### Challenge
Determine how many lines in the entries below include "this". The reply should be that number and nothing else.

— Begin —

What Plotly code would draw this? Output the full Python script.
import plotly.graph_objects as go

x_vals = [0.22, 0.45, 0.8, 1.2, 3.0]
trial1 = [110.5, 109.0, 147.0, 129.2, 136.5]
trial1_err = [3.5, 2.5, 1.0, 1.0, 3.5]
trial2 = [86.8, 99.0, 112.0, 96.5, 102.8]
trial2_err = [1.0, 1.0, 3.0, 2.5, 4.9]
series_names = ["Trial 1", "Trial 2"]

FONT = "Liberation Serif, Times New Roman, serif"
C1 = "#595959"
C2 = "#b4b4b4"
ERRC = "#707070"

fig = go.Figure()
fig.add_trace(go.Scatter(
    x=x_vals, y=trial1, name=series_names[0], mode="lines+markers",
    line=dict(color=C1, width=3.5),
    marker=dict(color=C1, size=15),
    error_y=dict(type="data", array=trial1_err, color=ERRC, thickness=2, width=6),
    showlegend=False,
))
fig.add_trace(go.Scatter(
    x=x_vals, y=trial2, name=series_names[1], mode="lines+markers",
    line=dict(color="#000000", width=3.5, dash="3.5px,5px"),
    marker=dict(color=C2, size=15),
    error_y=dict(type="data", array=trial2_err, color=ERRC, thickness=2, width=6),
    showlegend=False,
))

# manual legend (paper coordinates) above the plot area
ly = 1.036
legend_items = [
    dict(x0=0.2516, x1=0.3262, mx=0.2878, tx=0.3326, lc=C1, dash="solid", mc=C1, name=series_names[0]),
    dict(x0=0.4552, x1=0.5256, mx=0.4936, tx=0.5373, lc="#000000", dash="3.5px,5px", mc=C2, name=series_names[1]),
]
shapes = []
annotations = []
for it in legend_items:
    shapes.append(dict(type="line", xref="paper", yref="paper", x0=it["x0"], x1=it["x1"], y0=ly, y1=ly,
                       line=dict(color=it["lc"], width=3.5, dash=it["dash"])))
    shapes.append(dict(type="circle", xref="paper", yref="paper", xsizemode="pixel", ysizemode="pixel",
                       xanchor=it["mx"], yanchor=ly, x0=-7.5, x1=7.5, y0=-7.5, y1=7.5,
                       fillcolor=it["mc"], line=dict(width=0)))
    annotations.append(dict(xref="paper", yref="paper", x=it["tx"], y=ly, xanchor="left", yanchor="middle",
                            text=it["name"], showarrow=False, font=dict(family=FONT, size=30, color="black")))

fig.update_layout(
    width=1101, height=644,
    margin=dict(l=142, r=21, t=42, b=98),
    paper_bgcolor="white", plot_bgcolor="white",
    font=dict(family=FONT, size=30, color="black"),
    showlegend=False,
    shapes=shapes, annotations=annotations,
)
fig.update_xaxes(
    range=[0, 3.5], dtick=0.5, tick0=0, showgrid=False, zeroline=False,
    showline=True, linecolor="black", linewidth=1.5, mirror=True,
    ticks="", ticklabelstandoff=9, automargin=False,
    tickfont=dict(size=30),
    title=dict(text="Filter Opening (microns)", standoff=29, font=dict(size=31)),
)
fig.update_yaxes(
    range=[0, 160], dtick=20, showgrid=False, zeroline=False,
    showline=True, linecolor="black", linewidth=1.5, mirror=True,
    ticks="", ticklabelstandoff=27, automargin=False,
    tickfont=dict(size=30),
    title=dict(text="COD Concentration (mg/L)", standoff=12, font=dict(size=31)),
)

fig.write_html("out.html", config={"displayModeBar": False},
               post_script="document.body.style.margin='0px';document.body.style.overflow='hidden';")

— End —
— Begin —

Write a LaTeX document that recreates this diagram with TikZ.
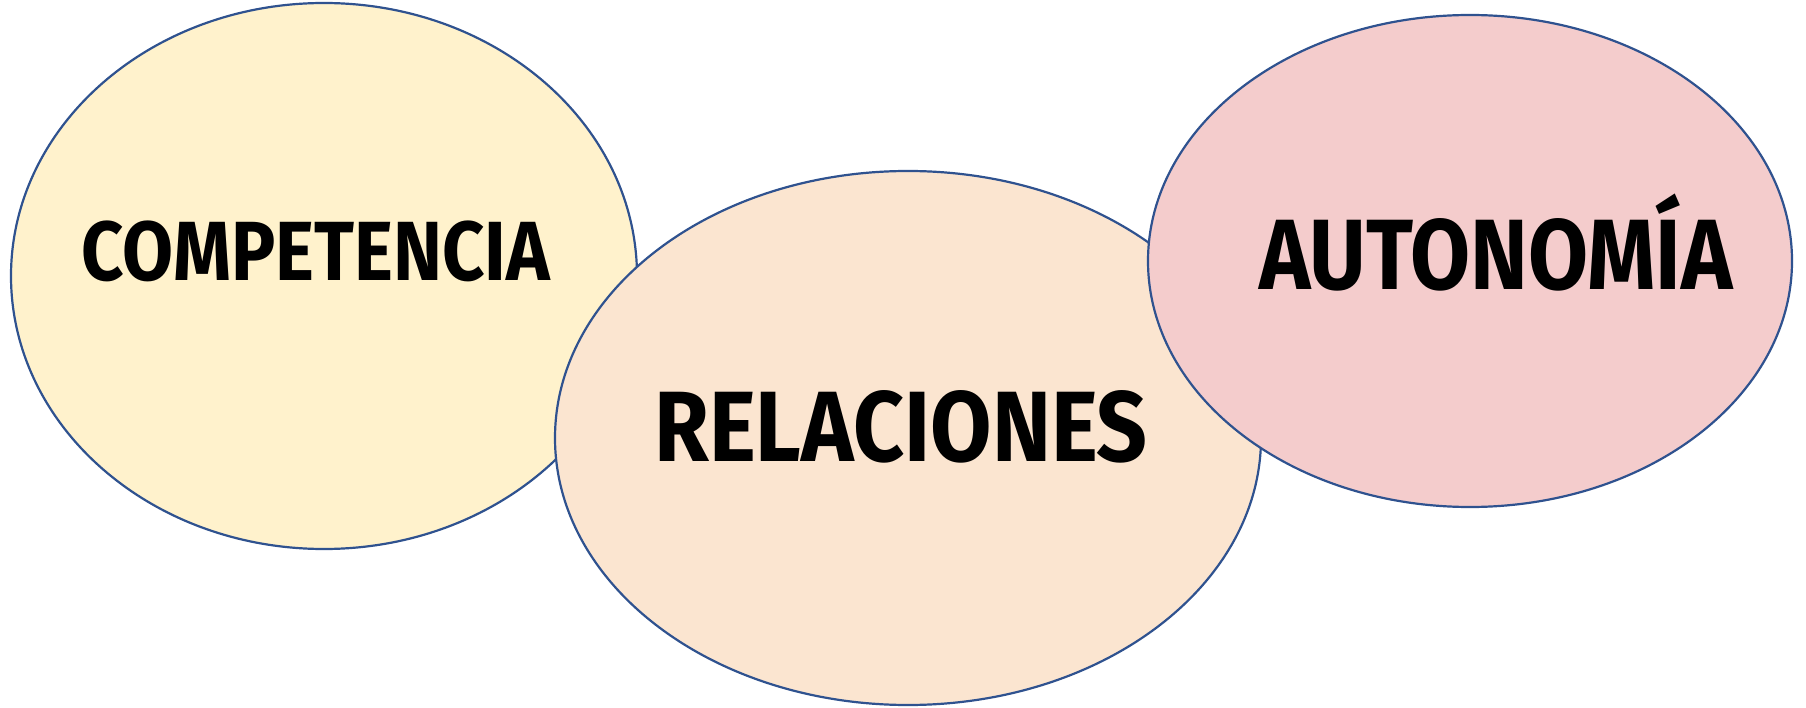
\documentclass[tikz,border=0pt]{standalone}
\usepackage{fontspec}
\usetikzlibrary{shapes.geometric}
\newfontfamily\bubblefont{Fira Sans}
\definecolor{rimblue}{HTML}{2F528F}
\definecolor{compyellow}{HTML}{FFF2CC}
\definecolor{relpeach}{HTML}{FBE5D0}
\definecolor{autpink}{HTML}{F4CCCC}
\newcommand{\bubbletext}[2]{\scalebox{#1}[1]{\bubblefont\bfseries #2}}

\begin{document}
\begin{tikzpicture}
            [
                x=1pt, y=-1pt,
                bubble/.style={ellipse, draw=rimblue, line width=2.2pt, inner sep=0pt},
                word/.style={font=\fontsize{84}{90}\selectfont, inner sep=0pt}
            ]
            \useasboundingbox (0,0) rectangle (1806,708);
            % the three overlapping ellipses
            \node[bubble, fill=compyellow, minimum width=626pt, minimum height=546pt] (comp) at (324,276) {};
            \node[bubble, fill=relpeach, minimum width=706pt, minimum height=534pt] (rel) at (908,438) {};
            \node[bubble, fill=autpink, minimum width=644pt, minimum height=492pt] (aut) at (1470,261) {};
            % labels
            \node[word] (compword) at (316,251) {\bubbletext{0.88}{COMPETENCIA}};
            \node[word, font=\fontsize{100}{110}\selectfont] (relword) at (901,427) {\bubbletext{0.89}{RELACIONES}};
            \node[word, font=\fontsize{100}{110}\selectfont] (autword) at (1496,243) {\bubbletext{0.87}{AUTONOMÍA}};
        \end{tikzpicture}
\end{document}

— End —

### Task solution
2